Sophian Fanen : Exactement ! Et tout ça avec une impulsion électrique qui, cumulée avec des millions et des milliards d’impulsions électriques, commence à faire une masse d’électricité absolument dingue. Donc il y a déjà des gens qui travaillent technologiquement et des voix qui s’élèvent politiquement pour dire « encadrons tout ça. Les lumières, le micro-onde, etc., il faut que ce soit traité en local, c’est-à-dire ça ne sort pas de chez vous, ça reste dans votre petit réseau wifi maison ; il n’y a pas besoin d’envoyer ça vers un serveur ». L’intelligence pour allumer une lumière n’est pas extrêmement puissante !
Jacques Monin : On va terminer par ça, il y a aussi la question que beaucoup se posent : il a été sous-entendu ou dit que ces enceintes dans nos salons pourraient nous écouter et donc, finalement, deviennent des espions à l’intérieur de notre domicile. Est-ce qu’il y a un fond de vérité là-dedans ?
Sophian Fanen : Ce que disent les marques c’est : on n’enregistre pas tant que vous me parlez pas. Par contre, dès que vous parlez, effectivement c’est enregistré, c’est stocké et on ne sait pas pour combien de temps c’est stocké parce que les marques disent : « On en a besoin pour améliorer le système. »

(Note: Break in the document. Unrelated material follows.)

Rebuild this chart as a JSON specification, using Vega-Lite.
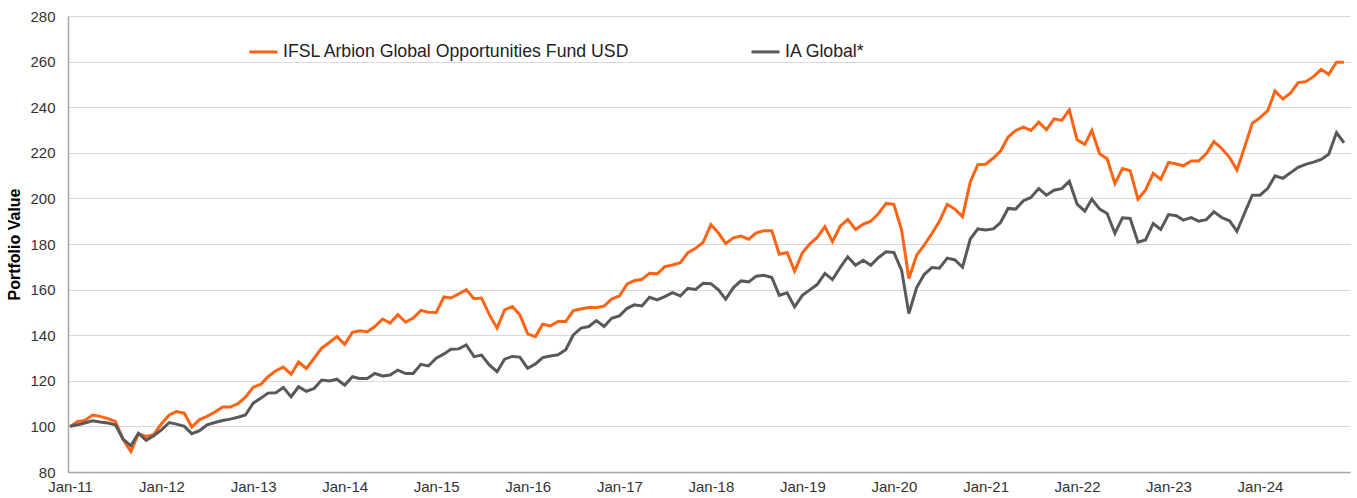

Jacques Monin : Ça veut dire qu’elles ont la capacité d’écouter ce qu’on dit même quand on ne leur parle pas ?
Sophian Fanen : Techniquement oui. On sait très bien qu’aucun service n’est inviolable, aucune marque. Google vient d’avoir une fuite gigantesque sur son réseau Google Plus, Facebook a des fuites tout le temps. Tout Internet fuit. Par contre, est-ce que ça va plus loin que la situation dans laquelle on est aujourd’hui ? Quand vous avez votre téléphone portable posé sur la table de votre salon, il peut aussi vous entendre, il peut aussi être hacké. La vraie différence avec le téléphone portable c’est : est-ce que j’ai envie d’imposer ça à ma famille entière ? Il y a des enfants dans les foyers. Il y a des gens qui ne veulent peut-être pas qu’on les…
Jacques Monin : Il y a des invités.
Sophian Fanen : Il y a des invités. Peut-être que dans 15 ou 20 ans ma fille va me faire un procès en disant : « Papa, pourquoi tu as fait rentrer Alexa dans la maison ? Maintenant toute ma vie privée est en ligne ; elle nourrit Amazon. Amazon a un profil de moi, alors que je ne veux pas ; j’étais petite je ne t’ai jamais dit oui ». Ça c’est une vraie question.
Jacques Monin : En tout cas merci Sophian Fanen pour toutes ces explications. Je rappelle que votre enquête sur les assistants vocaux est publiée sur le site lesjours.fr.